If one wants to understand "correctly" the text as the author intented one would defiantely need to understand how the language (which a part of the philosophical concepts and historical context) they wrote it in works.

I.e. the only way ancient Hebrew as used by Jews is understood modernly because of how it was described in the Mishnah, the Talmud, the Geonim, the Rishonim, etc. and of course people who know all of these and read the language have the proper tools to understand it and investigate elements of it not found or covered by those who try to translate the "philosophical concepts and historical context."

Everyone else is simply using what those translate modernly what they are able to try and "help" a preson who is illeterate in said language to under the "philosophical concepts and historical context." Of course the illterate in said language are at the mercy of whether or not those they rely on got the "philosophical concepts and historical context" correct.

So, we can definately agree on that. Great comment.

An omniscient omnipotent deity, whose message is hampered by being able to communicate only as a monoglot? That doesn't make much sense now does it.
 

mikkel_the_dane

My own religion
An omniscient omnipotent deity, whose message is hampered by being able to communicate only as a monoglot? That doesn't make much sense now does it.

Well, off course you are special, because you are so unique in your brain, that you can observe as per empical what makes sense.
 

Ehav4Ever

Well-Known Member
An omniscient omnipotent deity, whose message is hampered by being able to communicate only as a monoglot? That doesn't make much sense now does it.

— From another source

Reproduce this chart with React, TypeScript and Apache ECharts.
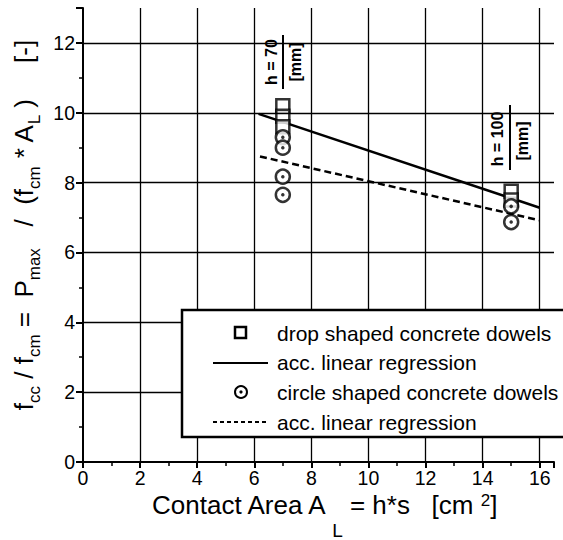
import React, { useEffect, useRef } from "react";
import * as echarts from "echarts";

// ---- data ----
const dropX = [7, 7, 7, 15, 15];
const dropY = [10.2, 9.9, 9.6, 7.75, 7.5];
const circleX = [7, 7, 7, 7, 15, 15];
const circleY = [9.3, 9.0, 8.17, 7.65, 7.32, 6.87];
const solidRegX = [6.15, 16];
const solidRegY = [9.97, 7.28];
const dashedRegX = [6.2, 16];
const dashedRegY = [8.75, 6.92];
const xGridTicks = [2, 4, 6, 8, 10, 12, 14, 16];
const yGridTicks = [2, 4, 6, 8, 10, 12];
const legendLabels = [
  "drop shaped concrete dowels",
  "acc. linear regression",
  "circle shaped concrete dowels",
  "acc. linear regression",
];

const FONT = "Liberation Sans";

const zip = (xs: number[], ys: number[]) => xs.map((x, i) => [x, ys[i]]);

export default function App() {
  const ref = useRef<HTMLDivElement>(null);
  useEffect(() => {
    if (!ref.current) return;
    const chart = echarts.init(ref.current, null, { renderer: "svg" });
    const gridLine = { color: "#000", width: 1.3, type: "solid" as const };
    const Z = 100;
    const option: any = {
      animation: false,
      backgroundColor: "#fff",
      grid: { left: 83, right: 9, top: 8, bottom: 78 },
      xAxis: {
        type: "value",
        min: 0,
        max: 16.5,
        interval: 2,
        axisLine: { lineStyle: { color: "#000", width: 2 } },
        axisTick: { length: 6, lineStyle: { color: "#000", width: 2 } },
        minorTick: { show: true, splitNumber: 2, length: 4, lineStyle: { color: "#000", width: 1.5 } },
        splitLine: { show: false },
        axisLabel: { color: "#000", fontSize: 19.5, fontFamily: FONT, margin: 6, lineHeight: 20, showMaxLabel: false },
      },
      yAxis: {
        type: "value",
        min: 0,
        max: 13,
        interval: 2,
        axisLine: { lineStyle: { color: "#000", width: 2 } },
        axisTick: { length: 7, lineStyle: { color: "#000", width: 2 } },
        minorTick: { show: true, splitNumber: 2, length: 4, lineStyle: { color: "#000", width: 1.5 } },
        splitLine: { show: false },
        axisLabel: { color: "#000", fontSize: 19.5, fontFamily: FONT, margin: 8, showMaxLabel: false },
      },
      series: [
        {
          name: "grid",
          type: "line",
          data: [],
          silent: true,
          z: 1,
          markLine: {
            silent: true,
            symbol: "none",
            label: { show: false },
            lineStyle: gridLine,
            data: [
              ...xGridTicks.map((v) => ({ xAxis: v })),
              ...yGridTicks.map((v) => ({ yAxis: v })),
            ],
          },
        },
        {
          name: "acc. linear regression (drop)",
          type: "line",
          data: zip(solidRegX, solidRegY),
          showSymbol: false,
          symbol: "none",
          lineStyle: { color: "#000", width: 2.5, type: "solid" },
          z: 3,
        },
        {
          name: "acc. linear regression (circle)",
          type: "line",
          data: zip(dashedRegX, dashedRegY),
          showSymbol: false,
          symbol: "none",
          lineStyle: { color: "#000", width: 2.5, type: [7, 4] },
          z: 3,
        },
        {
          name: "drop shaped concrete dowels",
          type: "scatter",
          data: zip(dropX, dropY),
          symbol: "rect",
          symbolSize: 13,
          itemStyle: { color: "#fff", borderColor: "#000", borderWidth: 2.5 },
          z: 4,
        },
        {
          name: "circle shaped concrete dowels",
          type: "scatter",
          data: zip(circleX, circleY),
          symbol: "circle",
          symbolSize: 14,
          itemStyle: { color: "#fff", borderColor: "#000", borderWidth: 2.5 },
          z: 5,
        },
        {
          name: "circle dots",
          type: "scatter",
          data: zip(circleX, circleY),
          symbol: "circle",
          symbolSize: 3.5,
          itemStyle: { color: "#000" },
          z: 6,
        },
      ],
      graphic: {
        elements: [
          // y axis title
          {
            type: "text",
            x: 24,
            y: 225,
            rotation: Math.PI / 2,
            z: Z,
            style: {
              text: "{n|f}{s|cc}{n| / f}{s|cm}{n| =  P}{s|max}{n|   /  (f}{s|cm}{n| * A}{s|L}{n| )     [-]}",
              align: "center",
              verticalAlign: "middle",
              fill: "#000",
              rich: {
                n: { fontSize: 26, fontFamily: FONT, lineHeight: 38, fill: "#000" },
                s: { fontSize: 17, fontFamily: FONT, lineHeight: 17, verticalAlign: "bottom", fill: "#000" },
              },
            },
          },
          // x axis title
          {
            type: "text",
            x: 324,
            y: 515,
            z: Z,
            style: {
              text: "{n|Contact Area A}{s| L}{n| = h*s   [cm }{p|2}{n|]}",
              align: "center",
              verticalAlign: "middle",
              fill: "#000",
              rich: {
                n: { fontSize: 26, fontFamily: FONT, lineHeight: 26, verticalAlign: "top", fill: "#000" },
                s: { fontSize: 19, fontFamily: FONT, lineHeight: 46, padding: [30, 0, 0, 0], fill: "#000" },
                p: { fontSize: 17, fontFamily: FONT, lineHeight: 17, verticalAlign: "top", fill: "#000" },
              },
            },
          },
          // h = 70 annotation
          { type: "text", z: Z, x: 271, y: 62, rotation: Math.PI / 2, style: { text: "h = 70", align: "center", verticalAlign: "middle", fontSize: 16, fontWeight: "bold", fontFamily: FONT, fill: "#000" } },
          { type: "line", z: Z, shape: { x1: 283, y1: 35, x2: 283, y2: 89 }, style: { stroke: "#000", lineWidth: 2 } },
          { type: "text", z: Z, x: 295, y: 62, rotation: Math.PI / 2, style: { text: "[mm]", align: "center", verticalAlign: "middle", fontSize: 16, fontWeight: "bold", fontFamily: FONT, fill: "#000" } },
          // h = 100 annotation
          { type: "text", z: Z, x: 497, y: 139, rotation: Math.PI / 2, style: { text: "h = 100", align: "center", verticalAlign: "middle", fontSize: 16, fontWeight: "bold", fontFamily: FONT, fill: "#000" } },
          { type: "line", z: Z, shape: { x1: 510, y1: 105, x2: 510, y2: 170 }, style: { stroke: "#000", lineWidth: 2 } },
          { type: "text", z: Z, x: 522, y: 141, rotation: Math.PI / 2, style: { text: "[mm]", align: "center", verticalAlign: "middle", fontSize: 16, fontWeight: "bold", fontFamily: FONT, fill: "#000" } },
          // legend box
          { type: "rect", z: Z, shape: { x: 182, y: 310, width: 400, height: 127 }, style: { fill: "#fff", stroke: "#000", lineWidth: 2.5 } },
          { type: "rect", z: Z + 1, shape: { x: 235, y: 327, width: 11, height: 11 }, style: { fill: "#fff", stroke: "#000", lineWidth: 2.5 } },
          { type: "line", z: Z + 1, shape: { x1: 213, y1: 363, x2: 268, y2: 363 }, style: { stroke: "#000", lineWidth: 2 } },
          { type: "circle", z: Z + 1, shape: { cx: 241, cy: 392, r: 6 }, style: { fill: "#fff", stroke: "#000", lineWidth: 2 } },
          { type: "circle", z: Z + 2, shape: { cx: 241, cy: 392, r: 1.6 }, style: { fill: "#000" } },
          { type: "line", z: Z + 1, shape: { x1: 213, y1: 422, x2: 268, y2: 422 }, style: { stroke: "#000", lineWidth: 2, lineDash: [4, 3] } },
          ...legendLabels.map((t, i) => ({
            type: "text",
            z: Z + 1,
            x: 277,
            y: 333 + i * 29.7,
            style: { text: t, align: "left", verticalAlign: "middle", fontSize: 21, fontFamily: FONT, fill: "#000" },
          })),
        ],
      },
    };
    chart.setOption(option);
    return () => chart.dispose();
  }, []);
  return (
    <div
      ref={ref}
      style={{ position: "fixed", left: 0, top: 0, width: 563, height: 540, background: "#fff" }}
    />
  );
}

Don't know. You would have to ask something or someone that/who identifies himself/herself/itself that way and meets that description. ;)
 

Kelly of the Phoenix

Well-Known Member
There is no we. There are people who have agendas. That is a reality. You have an agenda in life, your family has an agenda, your country has an angenda, etc. I also have an agenda, my family has an agenda, and my nation has an agenda, etc. I may see your agenda as a pattern that me and mine should avoid, because we have experienced what your agenda, and while you may see mine as something to be broken
My agenda is to live in a country that respects basic human rights. Kids should not suffer for religion. Killing kids is fine in the Bible. We would be monsters if we made religious accommodations for it.